When we explained that there are none of those either, that there were no convenience stores at all in small towns and villages, her expression of shock returned.
“People in Europe must be very good cooks”, she concluded.
As well as a wide range of meals, every branch sells wasabi crisps, purple taro wafers, and salted fish skin snacks as well as French biscuits and rice crackers. There’s beer, wine, sweets, and a broad range of newspapers and magazines, including some in English.
Pre-packaged drinks include bubble tea, asparagus juice, Korean banana milk, papaya milk, rose honey milk, mung-bean juice, water and cola. How about a caramel egg or tofu pudding? No problem.
At the counter customers can order gourmet coffees and a wide range of teas and other hot drinks. In the chiller there is ice cream, with flavours such as green tea, red bean, milk tea with mochi, or pineapple tart.
The quality of all these foods is also way better than the average convenience store in Europe or the US.
But wait! There’s more.
Now that we live here, we visit convenience stores like everyone else every few days. Sometimes it’s just to get a cream-cheese jam sandwich. Sometimes it’s to pay our gas or electricity bill. Customers can also pay their taxes, and for parking. Or they can pay their credit card bills. Or collect a parcel.
Need a USB stick, an umbrella or an electrical adaptor? They have them too.
Or perhaps you want to return a library book or hand over spent batteries for recycling. Maybe you need to order some photos or print out an A3 poster before you go to a meeting. Or perhaps you would like to collect your dry cleaning. Or recharge your Hello Kitty metro card, get money out of an ATM or buy a prepaid phone card.

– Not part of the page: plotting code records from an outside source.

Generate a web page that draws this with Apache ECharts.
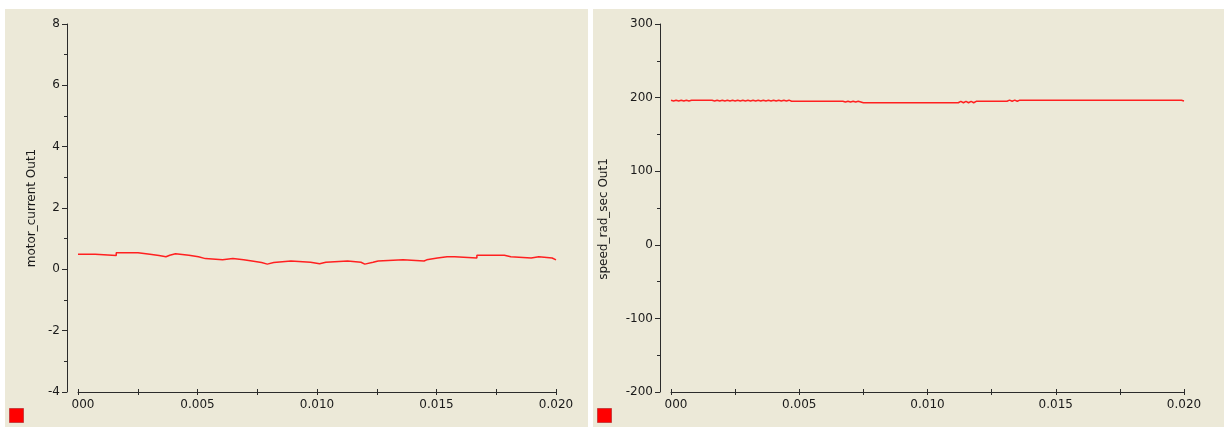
<!DOCTYPE html>
<html>
<head>
<meta charset="utf-8">
<script src="https://cdn.jsdelivr.net/npm/echarts@6/dist/echarts.min.js"></script>
<style>
html,body{margin:0;padding:0;background:#fff;}
#c{width:1224px;height:427px;}
</style>
</head>
<body>
<div id="c"></div>
<script>
// ---- data ----
const leftYName = 'motor_current Out1';
const rightYName = 'speed_rad_sec Out1';

const currentTime = [0, 0.00072, 0.0016, 0.00251, 0.00301, 0.00339, 0.00368, 0.00384, 0.00408, 0.00464,
  0.00504, 0.00533, 0.00605, 0.00648, 0.00693, 0.00728, 0.00768, 0.00792, 0.00819, 0.00891,
  0.00973, 0.01011, 0.01037, 0.01128, 0.01184, 0.012, 0.01235, 0.01256, 0.0136, 0.01448,
  0.01459, 0.01504, 0.01544, 0.01549, 0.01576, 0.01669, 0.01784, 0.01811, 0.01896, 0.01928,
  0.01984, 0.02];
const currentValue = [0.49, 0.45, 0.54, 0.49, 0.45, 0.41, 0.46, 0.51, 0.46, 0.41,
  0.35, 0.31, 0.35, 0.31, 0.27, 0.22, 0.17, 0.22, 0.27, 0.23,
  0.18, 0.23, 0.27, 0.23, 0.17, 0.23, 0.27, 0.31, 0.27, 0.31,
  0.37, 0.41, 0.37, 0.41, 0.37, 0.46, 0.41, 0.37, 0.41, 0.37,
  0.31, 0.31];

const speedTime = [0, 0.0001, 0.0002, 0.0003, 0.0004, 0.0005, 0.0006, 0.0007, 0.0008, 0.0016,
  0.0017, 0.0018, 0.0019, 0.0020, 0.0021, 0.0022, 0.0023, 0.0024, 0.0025, 0.0026,
  0.0027, 0.0028, 0.0029, 0.0030, 0.0031, 0.0032, 0.0033, 0.0034, 0.0035, 0.0036,
  0.0037, 0.0038, 0.0039, 0.0040, 0.0041, 0.0042, 0.0043, 0.0044, 0.0045, 0.0046,
  0.0047, 0.0057, 0.00575, 0.0058, 0.0062, 0.00625, 0.0063, 0.0067, 0.0068, 0.0069,
  0.0070, 0.0071, 0.0072, 0.0073, 0.0074, 0.0075, 0.0112, 0.0113, 0.0114, 0.0115,
  0.0116, 0.0117, 0.0118, 0.0119, 0.0131, 0.0132, 0.0133, 0.0134, 0.0135, 0.0136,
  0.0137, 0.0199, 0.02];
const speedValue = [196.5, 195.5, 196.5, 195.5, 196.5, 195.5, 196.5, 195.5, 196.5, 196.5,
  195.5, 196.5, 195.5, 196.5, 195.5, 196.5, 195.5, 196.5, 195.5, 196.5,
  195.5, 196.5, 195.5, 196.5, 195.5, 196.5, 195.5, 196.5, 195.5, 196.5,
  195.5, 196.5, 195.5, 196.5, 195.5, 196.5, 195.5, 196.5, 195.5, 196.5,
  195, 195, 194, 195, 195, 194, 195, 195, 194, 195,
  194, 195, 194, 195, 194, 193, 193, 195, 193, 195,
  193, 195, 193, 195, 195, 196.5, 195, 196.5, 195, 196.5,
  196.5, 196.5, 195.5];

const xMin = 0, xMax = 0.02, xInterval = 0.0025;
const leftYMin = -4, leftYMax = 8, leftYInterval = 2;
const rightYMin = -200, rightYMax = 300, rightYInterval = 100;

// ---- chart ----
const FONT = 'DejaVu Sans';
const TXT = '#1a1a1a';
const AX = '#2b2b2b';

function xLabel(v) {
  const k = Math.round(v / xInterval);
  if (k % 2 !== 0) return '';
  if (k === 0) return '{z|000}';
  return v.toFixed(3);
}

function mainX(gridIndex) {
  return {
    type: 'value', gridIndex, min: xMin, max: xMax, interval: xInterval, position: 'bottom',
    axisLine: {show: true, onZero: false, lineStyle: {color: AX, width: 1}},
    axisTick: {show: true, length: 3, lineStyle: {color: AX}},
    axisLabel: {show: true, formatter: xLabel, color: TXT, fontFamily: FONT, fontSize: 12, margin: 7,
      rich: {z: {color: TXT, fontFamily: FONT, fontSize: 12, padding: [0, 0, 0, 10]}}},
    splitLine: {show: false}
  };
}
function innerX(gridIndex) {
  return {
    type: 'value', gridIndex, min: xMin, max: xMax, interval: xInterval, position: 'bottom',
    axisLine: {show: false, onZero: false},
    axisTick: {show: true, inside: true, length: 3, lineStyle: {color: AX}},
    axisLabel: {show: false},
    splitLine: {show: false}
  };
}
function mainY(gridIndex, min, max, interval, name, nameGap, namePad) {
  return {
    type: 'value', gridIndex, min, max, interval, offset: 11, position: 'left',
    name, nameLocation: 'middle', nameGap,
    nameTextStyle: {color: TXT, fontFamily: FONT, fontSize: 12, padding: namePad},
    axisLine: {show: true, onZero: false, lineStyle: {color: AX, width: 1}},
    axisTick: {show: true, length: 5, lineStyle: {color: AX}},
    minorTick: {show: true, splitNumber: 2, length: 3, lineStyle: {color: AX}},
    axisLabel: {color: TXT, fontFamily: FONT, fontSize: 12, margin: 7},
    splitLine: {show: false}, minorSplitLine: {show: false}
  };
}

const chart = echarts.init(document.getElementById('c'), null, {renderer: 'canvas'});
chart.setOption({
  animation: false,
  backgroundColor: '#ffffff',
  graphic: [
    {type: 'rect', z: -100, shape: {x: 5, y: 9, width: 583, height: 418}, style: {fill: '#ECE9D8'}},
    {type: 'rect', z: -100, shape: {x: 593, y: 9, width: 631, height: 418}, style: {fill: '#ECE9D8'}},
    {type: 'rect', z: 100, shape: {x: 9.5, y: 408.5, width: 14, height: 14}, style: {fill: '#ff0000', stroke: '#c84040', lineWidth: 1}},
    {type: 'rect', z: 100, shape: {x: 597.5, y: 408.5, width: 14, height: 14}, style: {fill: '#ff0000', stroke: '#c84040', lineWidth: 1}}
  ],
  grid: [
    {left: 78, right: 1224 - 556, top: 24, bottom: 35, containLabel: false},
    {left: 671, right: 1224 - 1184, top: 24, bottom: 35, containLabel: false}
  ],
  xAxis: [mainX(0), innerX(0), mainX(1), innerX(1)],
  yAxis: [
    mainY(0, leftYMin, leftYMax, leftYInterval, leftYName, 29, [0, 0, 0, 0]),
    mainY(1, rightYMin, rightYMax, rightYInterval, rightYName, 50, [0, 22, 0, 0])
  ],
  series: [
    {
      type: 'line', xAxisIndex: 0, yAxisIndex: 0, step: 'end', showSymbol: false,
      lineStyle: {color: '#ff2020', width: 1.5}, itemStyle: {color: '#ff2020'},
      data: currentTime.map((t, i) => [t, currentValue[i]])
    },
    {
      type: 'line', xAxisIndex: 2, yAxisIndex: 1, showSymbol: false,
      lineStyle: {color: '#ff2020', width: 1.5}, itemStyle: {color: '#ff2020'},
      data: speedTime.map((t, i) => [t, speedValue[i]])
    }
  ]
});
</script>
</body>
</html>
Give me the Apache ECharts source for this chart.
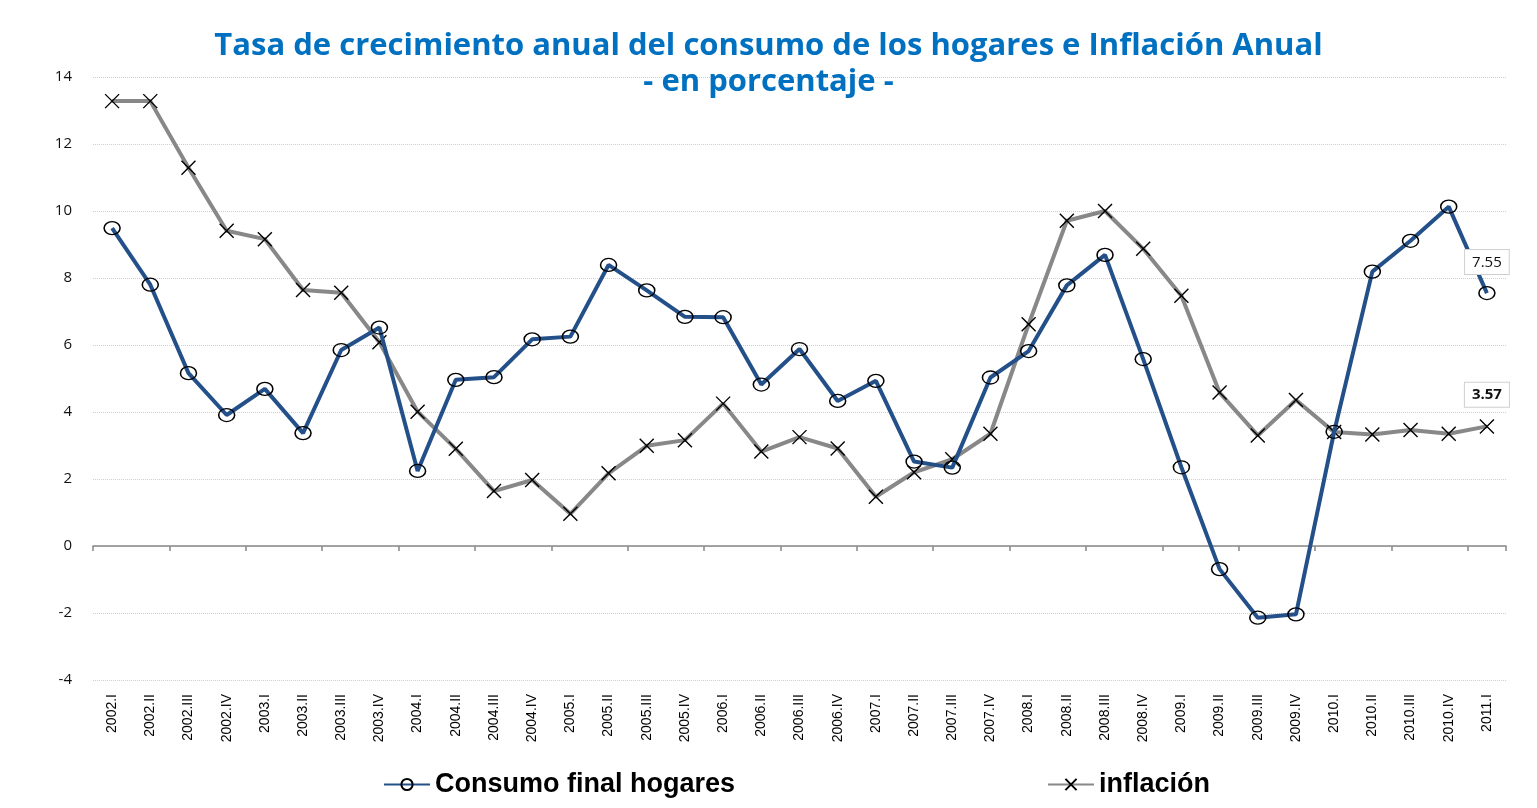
<!DOCTYPE html>
<html>
<head>
<meta charset="utf-8">
<script src="https://cdn.jsdelivr.net/npm/echarts@6/dist/echarts.min.js"></script>
<style>
  html, body { margin: 0; padding: 0; background: #fff; }
  #chart { width: 1537px; height: 808px; }
</style>
</head>
<body>
<div id="chart"></div>
<script>
const quarters = [
    '2002.I', '2002.II', '2002.III', '2002.IV',
    '2003.I', '2003.II', '2003.III', '2003.IV',
    '2004.I', '2004.II', '2004.III', '2004.IV',
    '2005.I', '2005.II', '2005.III', '2005.IV',
    '2006.I', '2006.II', '2006.III', '2006.IV',
    '2007.I', '2007.II', '2007.III', '2007.IV',
    '2008.I', '2008.II', '2008.III', '2008.IV',
    '2009.I', '2009.II', '2009.III', '2009.IV',
    '2010.I', '2010.II', '2010.III', '2010.IV',
    '2011.I'
];

const consumo = [
    9.49, 7.80, 5.16, 3.91,
    4.69, 3.37, 5.85, 6.52,
    2.24, 4.96, 5.04, 6.17,
    6.25, 8.39, 7.63, 6.84,
    6.83, 4.82, 5.88, 4.33,
    4.93, 2.52, 2.34, 5.03,
    5.82, 7.78, 8.69, 5.58,
    2.35, -0.69, -2.14, -2.04,
    3.41, 8.19, 9.11, 10.13,
    7.55
];

const inflacion = [
    13.28, 13.28, 11.29, 9.41,
    9.16, 7.64, 7.56, 6.08,
    4.01, 2.90, 1.64, 1.97,
    0.96, 2.17, 2.99, 3.16,
    4.25, 2.82, 3.25, 2.91,
    1.47, 2.20, 2.59, 3.35,
    6.62, 9.71, 10.00, 8.87,
    7.47, 4.58, 3.30, 4.36,
    3.40, 3.33, 3.46, 3.35,
    3.57
];

const CROSS = 'path://M0,0L10,10M10,0L0,10';

// only the last point of each series carries a boxed label
function lastPointLabel(values, bold) {
    return values.map((v, i) => {
        if (i !== values.length - 1) return v;
        return {
            value: v,
            label: {
                show: true,
                position: 'top',
                distance: 12,
                formatter: v.toFixed(2),
                fontFamily: 'Open Sans',
                fontSize: 15,
                fontWeight: bold ? 'bold' : 'normal',
                color: '#111',
                backgroundColor: '#fff',
                borderColor: '#d0d0d0',
                borderWidth: 1,
                padding: [5, 7, 4, 7]
            }
        };
    });
}

const legendText = { fontFamily: 'Liberation Sans', fontSize: 27, fontWeight: 'bold', color: '#000' };

const chart = echarts.init(document.getElementById('chart'));
chart.setOption({
    animation: false,
    title: {
        text: 'Tasa de crecimiento anual del consumo de los hogares e Inflación Anual\n- en porcentaje -',
        left: 'center',
        top: 23,
        textStyle: {
            fontFamily: 'Open Sans',
            fontSize: 31,
            fontWeight: 'bold',
            lineHeight: 36,
            color: '#0070C0'
        }
    },
    legend: [
        {
            data: ['Consumo final hogares'],
            left: 378,
            top: 766,
            itemWidth: 46,
            itemHeight: 14,
            textStyle: legendText
        },
        {
            data: ['inflación'],
            left: 1042,
            top: 766,
            itemWidth: 46,
            itemHeight: 14,
            textStyle: legendText
        }
    ],
    grid: {
        left: 93,
        right: 31,
        top: 77,
        bottom: 128
    },
    xAxis: [
        {
            // axis line with ticks, sitting on zero
            type: 'category',
            data: quarters,
            position: 'bottom',
            axisLine: { onZero: true, lineStyle: { color: '#888', width: 1.5 } },
            axisTick: { show: true, length: 5, lineStyle: { color: '#888', width: 1.5 } },
            axisLabel: { show: false }
        },
        {
            // labels at the bottom of the plot
            type: 'category',
            data: quarters,
            position: 'bottom',
            axisLine: { show: false, onZero: false },
            axisTick: { show: false },
            axisLabel: {
                rotate: 90,
                margin: 14,
                interval: 0,
                fontFamily: 'Liberation Sans',
                fontSize: 14,
                color: '#000'
            }
        }
    ],
    yAxis: {
        type: 'value',
        min: -4,
        max: 14,
        interval: 2,
        axisLine: { show: false },
        axisTick: { show: false },
        axisLabel: {
            margin: 21,
            fontFamily: 'Open Sans',
            fontSize: 15,
            color: '#111'
        },
        splitLine: { lineStyle: { color: '#cfcfcf', type: 'dotted', width: 1 } }
    },
    series: [
        {
            name: 'Consumo final hogares',
            type: 'line',
            xAxisIndex: 0,
            data: lastPointLabel(consumo, false),
            symbol: 'circle',
            symbolSize: [16, 13],
            z: 3,
            lineStyle: { color: '#24508A', width: 4 },
            itemStyle: { color: 'rgba(255,255,255,0)', borderColor: '#000', borderWidth: 1.4 }
        },
        {
            name: 'inflación',
            type: 'line',
            xAxisIndex: 0,
            data: lastPointLabel(inflacion, true),
            symbol: CROSS,
            symbolSize: 14,
            z: 2,
            lineStyle: { color: '#888888', width: 4 },
            itemStyle: { color: 'rgba(255,255,255,0)', borderColor: '#000', borderWidth: 1.4 }
        }
    ]
});
</script>
</body>
</html>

In some of the larger outlets, there are sitting areas where you can enjoy a cup of coffee for half an hour and scan the news on your laptop using the convenience store’s free wifi.
Or you might just stare out the window and watch traffic while you wait for the taxi the staff have ordered for you, while your friend visits the loo at the back of the store. No charge, and spotless, of course.
Or perhaps you urgently need a lipstick, or to replace those coloured contact lenses. You need some nail polish maybe or a facial mask?
They’ve got you covered for those too.
You can, of course, collect your national lottery receipt winnings and buy a notebook and stationery. If you feel bored, there are computer games and DVDs for sale. There are also seasonal gifts, should you get caught short on the way to visit relatives during the Mid-autumn Festival or at Christmas.
Since covid it is even possible to make an appointment at your local convenience store to get vaccinated.
Don’t forget to collect those loyalty stickers!